*** Extracted material ***

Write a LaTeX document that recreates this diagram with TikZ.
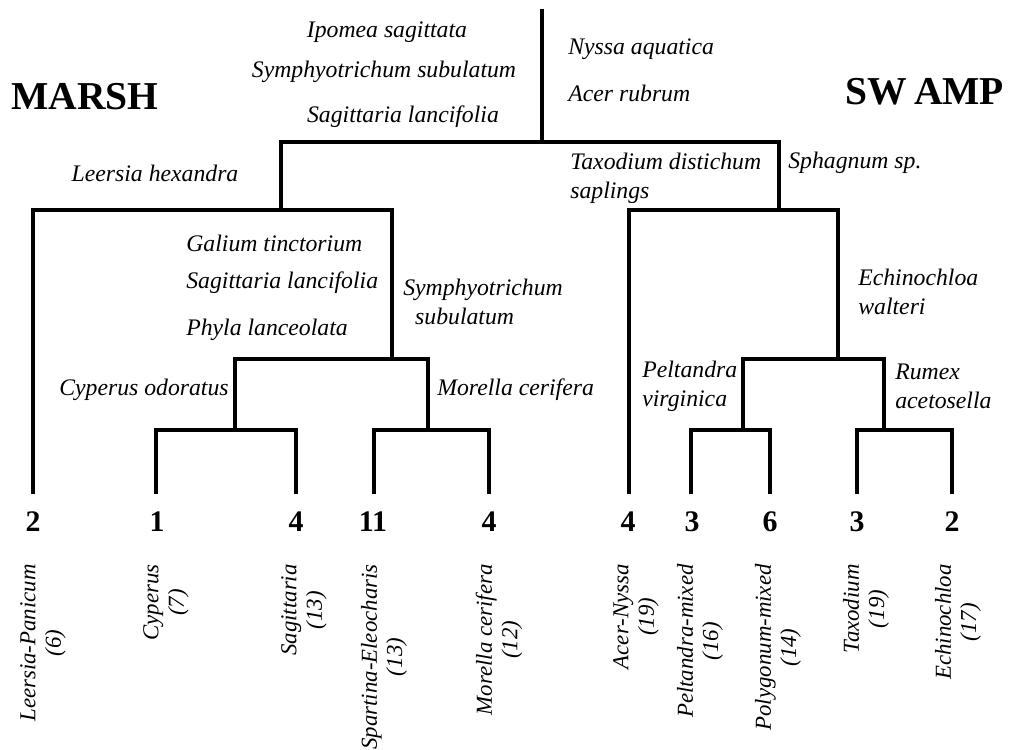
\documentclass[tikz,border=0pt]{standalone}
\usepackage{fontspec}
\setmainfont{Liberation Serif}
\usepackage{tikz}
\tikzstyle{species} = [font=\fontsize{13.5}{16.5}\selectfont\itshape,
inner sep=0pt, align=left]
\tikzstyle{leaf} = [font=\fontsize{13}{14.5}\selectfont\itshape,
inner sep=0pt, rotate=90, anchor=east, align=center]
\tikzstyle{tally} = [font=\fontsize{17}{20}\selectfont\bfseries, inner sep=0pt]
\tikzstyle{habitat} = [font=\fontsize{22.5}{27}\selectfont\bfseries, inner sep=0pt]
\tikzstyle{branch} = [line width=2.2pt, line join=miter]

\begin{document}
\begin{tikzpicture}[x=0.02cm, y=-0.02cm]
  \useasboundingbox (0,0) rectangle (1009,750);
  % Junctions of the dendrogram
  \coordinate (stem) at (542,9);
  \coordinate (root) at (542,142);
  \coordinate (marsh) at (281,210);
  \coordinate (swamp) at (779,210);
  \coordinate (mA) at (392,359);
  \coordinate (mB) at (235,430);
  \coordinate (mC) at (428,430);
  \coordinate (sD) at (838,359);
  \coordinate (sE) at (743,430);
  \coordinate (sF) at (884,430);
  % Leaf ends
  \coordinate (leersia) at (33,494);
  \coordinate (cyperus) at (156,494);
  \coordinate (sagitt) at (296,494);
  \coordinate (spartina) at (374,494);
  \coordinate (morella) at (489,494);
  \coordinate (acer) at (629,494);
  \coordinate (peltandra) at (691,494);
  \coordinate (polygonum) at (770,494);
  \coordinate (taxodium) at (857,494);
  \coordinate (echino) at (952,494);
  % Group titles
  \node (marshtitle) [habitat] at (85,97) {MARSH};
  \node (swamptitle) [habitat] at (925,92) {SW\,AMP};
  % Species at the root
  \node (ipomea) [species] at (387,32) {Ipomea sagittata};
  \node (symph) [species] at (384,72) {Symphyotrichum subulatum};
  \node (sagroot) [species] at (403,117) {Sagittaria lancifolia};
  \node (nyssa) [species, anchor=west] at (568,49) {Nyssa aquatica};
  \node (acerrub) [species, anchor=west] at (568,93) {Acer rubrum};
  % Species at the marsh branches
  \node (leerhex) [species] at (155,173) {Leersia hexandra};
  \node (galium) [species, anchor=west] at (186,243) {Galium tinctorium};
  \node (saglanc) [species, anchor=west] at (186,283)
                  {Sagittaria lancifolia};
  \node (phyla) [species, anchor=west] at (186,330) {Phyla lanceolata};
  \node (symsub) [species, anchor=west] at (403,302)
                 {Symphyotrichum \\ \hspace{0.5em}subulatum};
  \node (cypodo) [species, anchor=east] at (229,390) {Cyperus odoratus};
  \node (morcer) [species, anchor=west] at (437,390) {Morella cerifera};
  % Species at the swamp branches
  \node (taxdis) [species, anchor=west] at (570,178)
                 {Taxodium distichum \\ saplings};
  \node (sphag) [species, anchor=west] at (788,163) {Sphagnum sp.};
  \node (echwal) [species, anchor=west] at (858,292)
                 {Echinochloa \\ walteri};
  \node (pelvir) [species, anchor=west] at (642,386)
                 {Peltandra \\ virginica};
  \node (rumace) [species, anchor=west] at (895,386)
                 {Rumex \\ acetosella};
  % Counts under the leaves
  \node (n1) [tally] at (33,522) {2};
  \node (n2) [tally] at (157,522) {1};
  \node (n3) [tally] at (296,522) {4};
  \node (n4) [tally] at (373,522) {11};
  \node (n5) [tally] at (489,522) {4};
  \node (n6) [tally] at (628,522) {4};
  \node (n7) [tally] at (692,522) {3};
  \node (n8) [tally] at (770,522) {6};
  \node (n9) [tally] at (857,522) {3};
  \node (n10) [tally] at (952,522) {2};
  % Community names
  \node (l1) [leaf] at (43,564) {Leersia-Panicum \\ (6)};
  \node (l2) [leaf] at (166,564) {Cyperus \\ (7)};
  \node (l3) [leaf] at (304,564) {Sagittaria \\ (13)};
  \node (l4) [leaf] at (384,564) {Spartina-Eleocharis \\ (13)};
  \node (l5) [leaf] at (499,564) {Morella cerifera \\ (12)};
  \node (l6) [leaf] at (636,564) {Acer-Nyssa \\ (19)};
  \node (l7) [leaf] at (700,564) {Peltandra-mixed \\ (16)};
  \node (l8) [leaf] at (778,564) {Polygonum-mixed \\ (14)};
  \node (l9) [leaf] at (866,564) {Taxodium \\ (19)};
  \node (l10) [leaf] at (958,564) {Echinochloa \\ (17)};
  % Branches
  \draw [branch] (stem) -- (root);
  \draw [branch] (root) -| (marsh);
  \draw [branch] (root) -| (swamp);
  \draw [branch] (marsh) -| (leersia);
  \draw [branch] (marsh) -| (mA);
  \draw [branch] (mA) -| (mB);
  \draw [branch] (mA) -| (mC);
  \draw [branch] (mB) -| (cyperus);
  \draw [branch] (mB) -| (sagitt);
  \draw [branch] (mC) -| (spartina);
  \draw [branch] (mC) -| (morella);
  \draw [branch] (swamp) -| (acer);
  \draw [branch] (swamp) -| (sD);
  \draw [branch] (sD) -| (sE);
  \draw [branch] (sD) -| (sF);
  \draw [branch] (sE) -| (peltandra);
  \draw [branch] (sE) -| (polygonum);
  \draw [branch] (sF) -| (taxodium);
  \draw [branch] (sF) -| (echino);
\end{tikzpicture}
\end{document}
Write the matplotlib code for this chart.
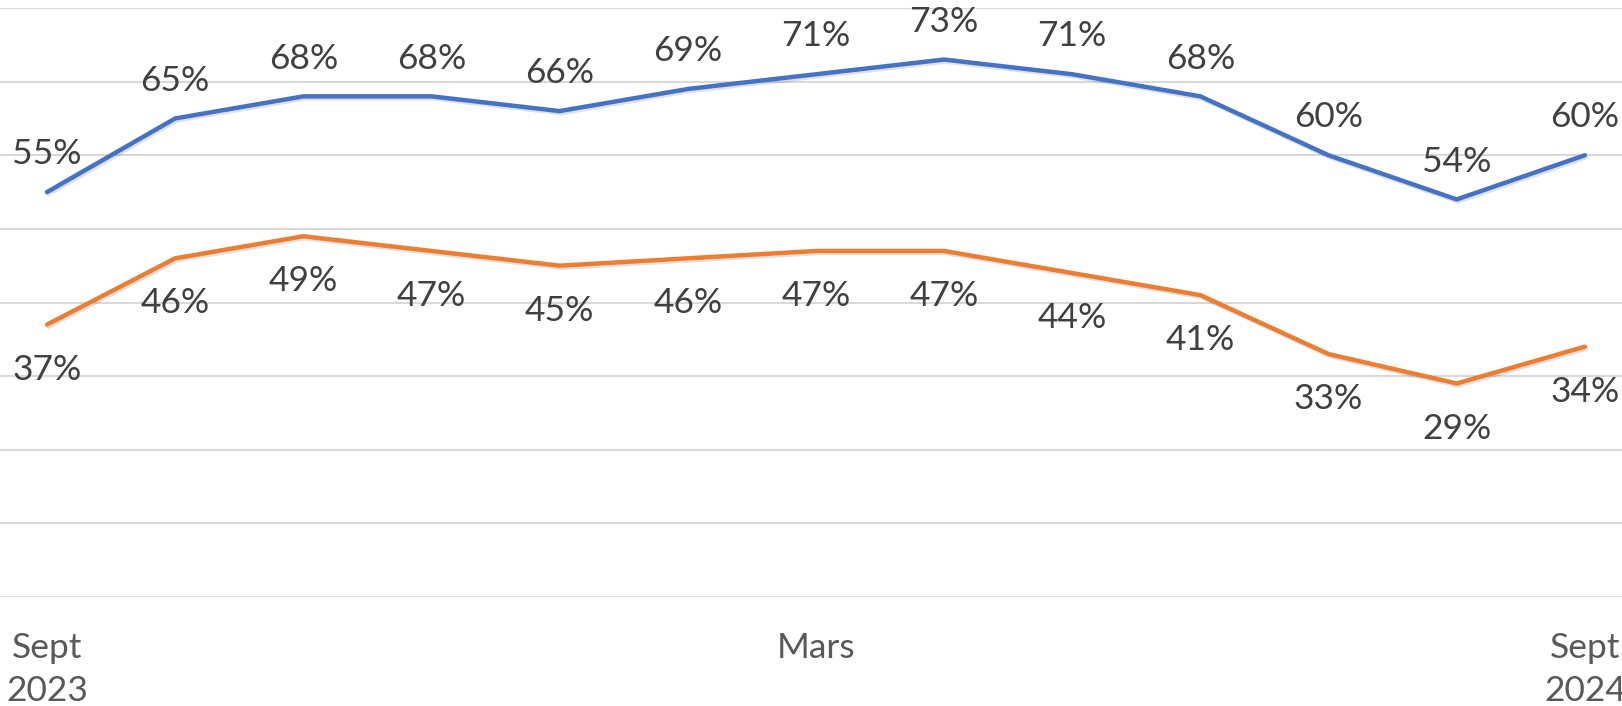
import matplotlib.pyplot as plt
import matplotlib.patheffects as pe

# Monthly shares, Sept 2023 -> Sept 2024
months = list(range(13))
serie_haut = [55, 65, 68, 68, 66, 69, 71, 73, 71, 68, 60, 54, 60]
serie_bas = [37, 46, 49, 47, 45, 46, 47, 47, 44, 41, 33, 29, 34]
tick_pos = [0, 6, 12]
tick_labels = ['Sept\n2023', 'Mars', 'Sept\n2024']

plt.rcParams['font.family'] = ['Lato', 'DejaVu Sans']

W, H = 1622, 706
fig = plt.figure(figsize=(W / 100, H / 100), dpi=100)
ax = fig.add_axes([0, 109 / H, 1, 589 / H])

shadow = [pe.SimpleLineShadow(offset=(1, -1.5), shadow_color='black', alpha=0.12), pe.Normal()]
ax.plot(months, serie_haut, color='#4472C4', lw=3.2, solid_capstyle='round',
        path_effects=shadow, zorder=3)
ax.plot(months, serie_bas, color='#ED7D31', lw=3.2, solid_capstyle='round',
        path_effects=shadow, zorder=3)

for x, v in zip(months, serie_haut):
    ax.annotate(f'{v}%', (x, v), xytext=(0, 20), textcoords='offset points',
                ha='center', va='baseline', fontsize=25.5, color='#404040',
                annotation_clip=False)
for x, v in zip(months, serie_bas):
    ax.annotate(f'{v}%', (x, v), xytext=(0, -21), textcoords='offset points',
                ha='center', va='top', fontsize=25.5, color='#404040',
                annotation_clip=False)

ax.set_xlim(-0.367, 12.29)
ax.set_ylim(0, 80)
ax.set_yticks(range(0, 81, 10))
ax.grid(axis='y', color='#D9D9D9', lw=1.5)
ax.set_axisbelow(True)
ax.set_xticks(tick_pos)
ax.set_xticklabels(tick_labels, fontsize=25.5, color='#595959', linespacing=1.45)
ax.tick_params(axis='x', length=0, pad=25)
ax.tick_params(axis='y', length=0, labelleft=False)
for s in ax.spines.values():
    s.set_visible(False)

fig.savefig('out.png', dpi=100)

***

To be done ▸
In the listing above, find the line containing "Write the matplotlib code for this chart." and the line containing "ax = fig.add_axes([0, 109 / H, 1, 589 / H])", then return both of them and every line between, exactly, without pictures.

Written response ▸
Write the matplotlib code for this chart.
import matplotlib.pyplot as plt
import matplotlib.patheffects as pe

# Monthly shares, Sept 2023 -> Sept 2024
months = list(range(13))
serie_haut = [55, 65, 68, 68, 66, 69, 71, 73, 71, 68, 60, 54, 60]
serie_bas = [37, 46, 49, 47, 45, 46, 47, 47, 44, 41, 33, 29, 34]
tick_pos = [0, 6, 12]
tick_labels = ['Sept\n2023', 'Mars', 'Sept\n2024']

plt.rcParams['font.family'] = ['Lato', 'DejaVu Sans']

W, H = 1622, 706
fig = plt.figure(figsize=(W / 100, H / 100), dpi=100)
ax = fig.add_axes([0, 109 / H, 1, 589 / H])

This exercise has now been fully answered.